First let me say I am no chemist, so this is just In my opinion or theory until I learn better.
Much depends on how much water is involved, basically concentration, for one thing, HCl by nature has most of its portion as water, also peroxide is also high in water content, I also feel chloride is not easy to change to chlorine, also how strong the peroxide.
Chlorine gas and water form hydrochloric acid and hypochlorous acid (type of bleach)
Cl2 + H20 --> HCl + HOCl
Then hydrochlorus acid decomposes to HCl + O, hydrochloric acid and oxygen,
HOCl --> HCl + O
Halogen halides are unstable reactive substances and depending on temperature form gases
Hypochlorous acids are weak acids, and dissaociate easily.
Lets say we have HCl (approximately 80% H20 in the acid) + 3% H2O2 (approximately 97 % water).
The (HOCl) (bleach) I assume quickly breaks down in solution, giving up it’s Oxygen,
Now this solution is still is mostly hydrochloric acid and water, which some bleach has formed in solution, but quickly disassociated back to HCl and oxygen.

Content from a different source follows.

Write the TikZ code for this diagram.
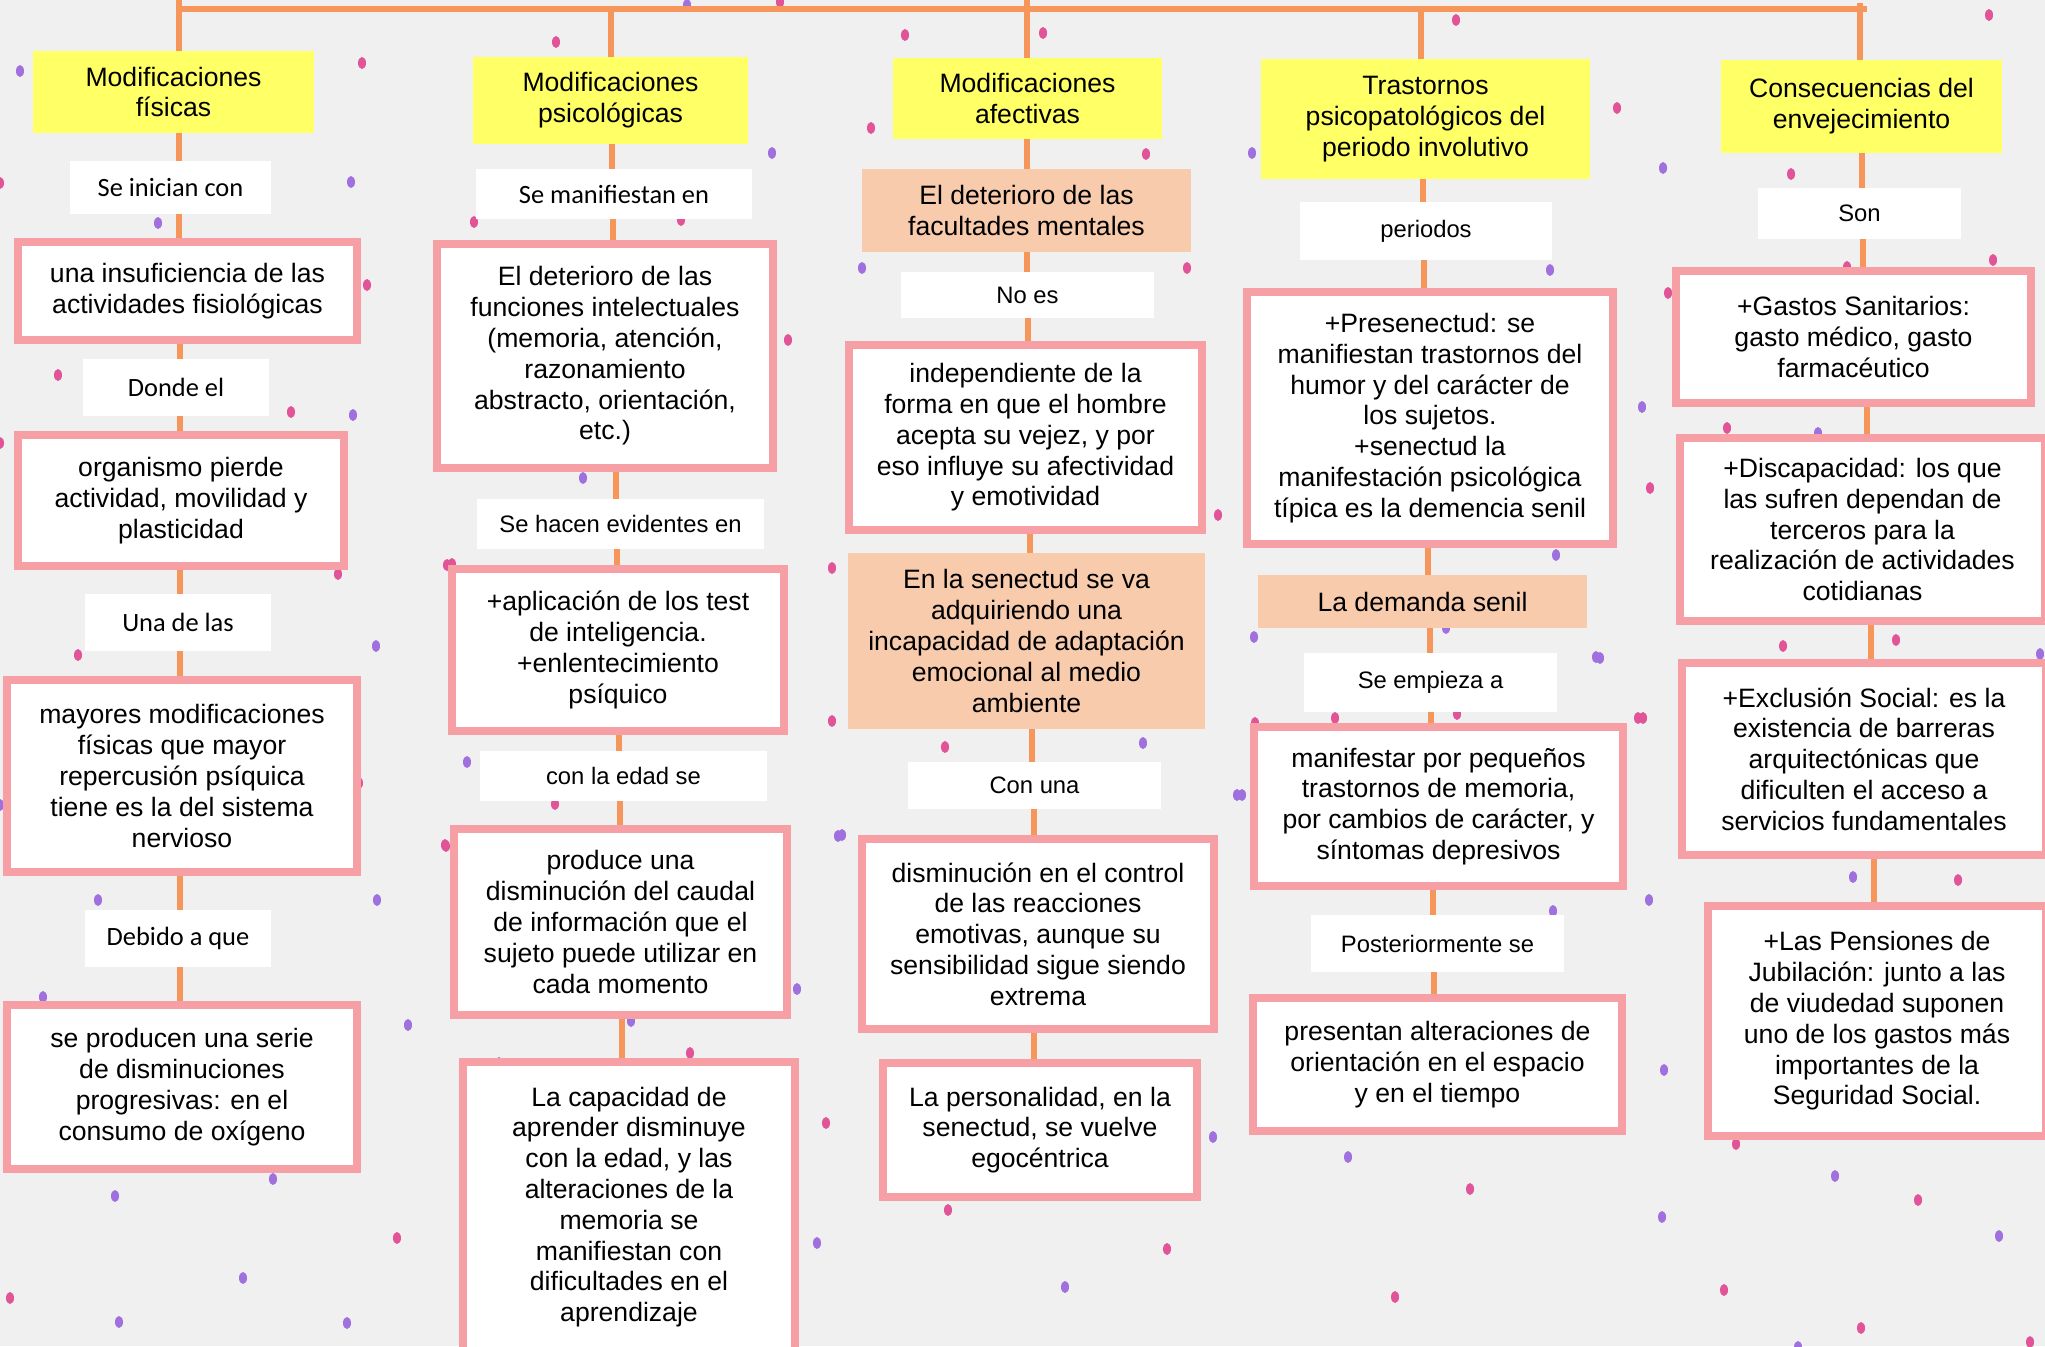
\documentclass[tikz,border=0pt]{standalone}
\usepackage{fontspec}
\setmainfont{Liberation Sans}
\newfontfamily\calfont{Carlito}
\usetikzlibrary{backgrounds}
\definecolor{bgc}{RGB}{240,240,240}
\definecolor{orng}{RGB}{247,150,90}
\definecolor{pinkb}{RGB}{246,160,166}
\definecolor{yel}{RGB}{255,255,102}
\definecolor{peach}{RGB}{248,203,173}
\definecolor{dpink}{RGB}{226,84,152}
\definecolor{dpurp}{RGB}{160,112,222}
\newcommand\mainsz{\fontsize{13.3}{15.4}\selectfont}
\newcommand\labsz{\fontsize{11.9}{14}\selectfont}
\newcommand\calsz{\calfont\fontsize{13.2}{15}\selectfont}
\newcommand\mkbox[7]{%
  \pgfmathsetmacro\bxc{(#3+#5)/2}%
  \pgfmathsetmacro\byc{(#4+#6)/2}%
  \pgfmathsetmacro\bww{(#5-#3)/2}%
  \pgfmathsetmacro\bhh{(#6-#4)/2}%
  \node[#1, minimum width=\bww pt, minimum height=\bhh pt] (#2) at (\bxc,\byc) {#7};}
\newcommand\pbx[6]{\mkbox{pbox}{#1}{#2+4}{#3+4}{#4-4}{#5-4}{#6}}
\newcommand\lnk[3]{\coordinate (lk) at (#3,0); \draw[conn] (#1.south -| lk) -- (#2.north -| lk);}
\newcommand\stub[3]{\coordinate (lk) at (#2,#3); \draw[conn] (lk) -- (#1.north -| lk);}
\tikzset{
  pbox/.style={draw=pinkb, line width=4pt, fill=white, align=center, inner sep=0pt, font=\mainsz},
  ybox/.style={fill=yel, align=center, inner sep=0pt, font=\mainsz},
  obox/.style={fill=peach, align=center, inner sep=0pt, font=\mainsz},
  lbox/.style={fill=white, align=center, inner sep=0pt, font=\labsz},
  cbox/.style={fill=white, align=center, inner sep=0pt, font=\calsz},
  conn/.style={draw=orng, line width=2.75pt},
  topbar/.style={draw=orng, line width=3pt},
  pdot/.style={fill=dpink},
  udot/.style={fill=dpurp}
}
\begin{document}
\begin{tikzpicture}[x=0.5pt,y=-0.5pt]
\useasboundingbox (0,0) rectangle (2045,1346);
% column 1
\mkbox{ybox}{t1}{33}{51}{314}{133}{Modificaciones\\físicas}
\mkbox{cbox}{l1}{70}{161}{271}{214}{Se inician con}
\pbx{b1}{18}{242}{357}{340}{una insuficiencia de las\\actividades fisiológicas}
\mkbox{cbox}{l2}{83}{359}{269}{416}{Donde el}
\pbx{b2}{18}{435}{344}{566}{organismo pierde\\actividad, movilidad y\\plasticidad}
\mkbox{cbox}{l3}{85}{594}{271}{651}{Una de las}
\pbx{b3}{7}{680}{357}{872}{mayores modificaciones\\físicas que mayor\\repercusión psíquica\\tiene es la del sistema\\nervioso}
\mkbox{cbox}{l4}{85}{910}{271}{967}{Debido a que}
\pbx{b4}{7}{1005}{357}{1169}{se producen una serie\\de disminuciones\\progresivas: en el\\consumo de oxígeno}
% column 2
\mkbox{ybox}{t2}{473}{57}{748}{144}{Modificaciones\\psicológicas}
\mkbox{cbox}{l5}{476}{169}{752}{219}{Se manifiestan en}
\pbx{b5}{437}{244}{773}{468}{El deterioro de las\\funciones intelectuales\\(memoria, atención,\\razonamiento\\abstracto, orientación,\\etc.)}
\mkbox{lbox}{l6}{477}{499}{764}{549}{Se hacen evidentes en}
\pbx{b6}{452}{569}{784}{731}{+aplicación de los test\\de inteligencia.\\+enlentecimiento\\psíquico}
\mkbox{lbox}{l7}{480}{751}{767}{801}{con la edad se}
\pbx{b7}{454}{829}{787}{1015}{produce una\\disminución del caudal\\de información que el\\sujeto puede utilizar en\\cada momento}
\pbx{b8}{463}{1062}{795}{1352}{La capacidad de\\aprender disminuye\\con la edad, y las\\alteraciones de la\\memoria se\\manifiestan con\\dificultades en el\\aprendizaje}
% column 3
\mkbox{ybox}{t3}{893}{58}{1162}{139}{Modificaciones\\afectivas}
\mkbox{obox}{o1}{862}{169}{1191}{252}{El deterioro de las\\facultades mentales}
\mkbox{lbox}{l8}{901}{272}{1154}{318}{No es}
\pbx{b9}{849}{345}{1202}{530}{independiente de la\\forma en que el hombre\\acepta su vejez, y por\\eso influye su afectividad\\y emotividad}
\mkbox{obox}{o2}{848}{553}{1205}{729}{En la senectud se va\\adquiriendo una\\incapacidad de adaptación\\emocional al medio\\ambiente}
\mkbox{lbox}{l9}{908}{762}{1161}{809}{Con una}
\pbx{b10}{862}{839}{1214}{1029}{disminución en el control\\de las reacciones\\emotivas, aunque su\\sensibilidad sigue siendo\\extrema}
\pbx{b11}{883}{1063}{1197}{1197}{La personalidad, en la\\senectud, se vuelve\\egocéntrica}
% column 4
\mkbox{ybox}{t4}{1261}{59}{1590}{179}{Trastornos\\psicopatológicos del\\periodo involutivo}
\mkbox{lbox}{l10}{1300}{202}{1552}{260}{periodos}
\pbx{b12}{1247}{292}{1613}{544}{+Presenectud: se\\manifiestan trastornos del\\humor y del carácter de\\los sujetos.\\+senectud la\\manifestación psicológica\\típica es la demencia senil}
\mkbox{obox}{o3}{1258}{575}{1587}{628}{La demanda senil}
\mkbox{lbox}{l11}{1304}{653}{1557}{712}{Se empieza a}
\pbx{b13}{1254}{727}{1623}{886}{manifestar por pequeños\\trastornos de memoria,\\por cambios de carácter, y\\síntomas depresivos}
\mkbox{lbox}{l12}{1311}{915}{1564}{972}{Posteriormente se}
\pbx{b14}{1253}{998}{1622}{1131}{presentan alteraciones de\\orientación en el espacio\\y en el tiempo}
% column 5
\mkbox{ybox}{t5}{1721}{60}{2002}{153}{Consecuencias del\\envejecimiento}
\mkbox{lbox}{l13}{1758}{188}{1961}{239}{Son}
\pbx{b15}{1676}{271}{2031}{403}{+Gastos Sanitarios:\\gasto médico, gasto\\farmacéutico}
\pbx{b16}{1680}{438}{2045}{621}{+Discapacidad: los que\\las sufren dependan de\\terceros para la\\realización de actividades\\cotidianas}
\pbx{b17}{1682}{663}{2046}{855}{+Exclusión Social: es la\\existencia de barreras\\arquitectónicas que\\dificulten el acceso a\\servicios fundamentales}
\pbx{b18}{1708}{906}{2046}{1136}{+Las Pensiones de\\Jubilación: junto a las\\de viudedad suponen\\uno de los gastos más\\importantes de la\\Seguridad Social.}
\begin{pgfonlayer}{background}
\fill[bgc] (0,0) rectangle (2045,1346);
\foreach \px/\py in {362/63,556/42,0/183,474/222,681/220,367/285,58/375,291/412,0/443,338/574,447/565,78/655,359/783,445/845,397/1238,10/1298,452/564,832/568,832/721,555/804,446/846,690/1053,826/1123,1146/154,1187/268,1218/515,945/747,1335/718,1457/714,1255/723,1638/718,1989/15,1617/108,1791/174,1847/267,1993/260,1668/293,1727/428,1650/488,1783/646,1896/640,1643/718,1958/880,1736/1144,1918/1200,1724/1290,1861/1328,2030/1342,905/35,1043/33,780/2,871/128,1456/20,788/340,948/1210,1167/1249,1470/1189,1395/1297}
  \fill[pdot] (\px,\py) ellipse [x radius=2pt, y radius=3pt];
\foreach \px/\py in {20/71,351/182,158/223,353/415,376/646,0/805,98/900,377/900,43/997,408/1025,273/1179,115/1196,243/1278,119/1322,347/1323,440/464,583/478,467/762,838/836,797/989,631/1021,499/1063,817/1243,862/268,1143/743,1237/795,842/835,1556/555,1446/628,1254/637,1596/657,1242/795,1553/911,1663/168,1818/433,1642/407,2040/654,1600/658,1853/877,1649/900,1664/1070,1835/1176,1662/1217,1999/1236,1798/1347,687/5,772/153,1252/153,1550/270,1065/1287,1213/1137,1348/1157}
  \fill[udot] (\px,\py) ellipse [x radius=2pt, y radius=3pt];
% top bar and stubs
\coordinate (barL) at (176,8.5);
\coordinate (barR) at (1867,8.5);
\draw[topbar] (barL) -- (barR);
\stub{t1}{179}{0}
\stub{t2}{611}{8}
\stub{t3}{1027}{0}
\stub{t4}{1421}{8}
\stub{t5}{1860}{3}
% column 1 links
\lnk{t1}{l1}{179}
\lnk{l1}{b1}{179}
\lnk{b1}{l2}{180}
\lnk{l2}{b2}{180}
\lnk{b2}{l3}{180}
\lnk{l3}{b3}{180}
\lnk{b3}{l4}{180}
\lnk{l4}{b4}{180}
% column 2 links
\lnk{t2}{l5}{612}
\lnk{l5}{b5}{613}
\lnk{b5}{l6}{616}
\lnk{l6}{b6}{617}
\lnk{b6}{l7}{619}
\lnk{l7}{b7}{620}
\lnk{b7}{b8}{622}
% column 3 links
\lnk{t3}{o1}{1027}
\lnk{o1}{l8}{1027}
\lnk{l8}{b9}{1028}
\lnk{b9}{o2}{1030}
\lnk{o2}{l9}{1032}
\lnk{l9}{b10}{1034}
\lnk{b10}{b11}{1034}
% column 4 links
\lnk{t4}{l10}{1423}
\lnk{l10}{b12}{1424}
\lnk{b12}{o3}{1428}
\lnk{o3}{l11}{1430}
\lnk{l11}{b13}{1431}
\lnk{b13}{l12}{1433}
\lnk{l12}{b14}{1434}
% column 5 links
\lnk{t5}{l13}{1862}
\lnk{l13}{b15}{1863}
\lnk{b15}{b16}{1867}
\lnk{b16}{b17}{1871}
\lnk{b17}{b18}{1874}
\end{pgfonlayer}
\end{tikzpicture}
\end{document}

So here we see how an acid peroxide solution (dilute peroxide) can oxidize copper and dissolve it into HCl as copper chloride, also we see how it can momentarily try and attack gold which would quickly cement back to copper, and the bleach formed in solution is so diluted with water and is that much that basically gold is not dissolved in the reaction.
With stronger H2O2 say 30% hydrogen peroxide in a solution of HCl the bleach (HOCl) is much stronger and takes longer to disassociate, and may be forming almost as fast as it does, (my guess),
So now we have HCl and bleach in solution, and as we know this will dissolve gold, and several of the platinum group metals
Also here we have much more HOCl forming and changing back to HCL and oxygen, and depending on temperature the chlorine will gas off.
When dissolving gold we need that chlorine in solution not leaving as gas,
So heating the solution makes chlorine gas leave easier, as cold solutions hold gas easier than warm or hot solutions, which do not hold gases,
to me this a double edge sword heating makes solution dissolve gold faster but also removes the gas we need, (it can also help to remove water if heated strong enough to concentrate the acid), a cold solution will not dissolve gold very fast as chlorine is not formed in solution as easily.
many times the reactions have a lot going on inside and the chemical formula's and equations may not really explain what all is happening inside, but these do give us a way to try and explain them or figure out what maybe or might happen in a chemical reaction.
Now I am no chemist, and so this reaction, and theory of it, may not be totally true, I am just learning so until I learn different this is my guess on what happens.
Maybe a real chemist will heck out this theory and find the holes in my thoughts.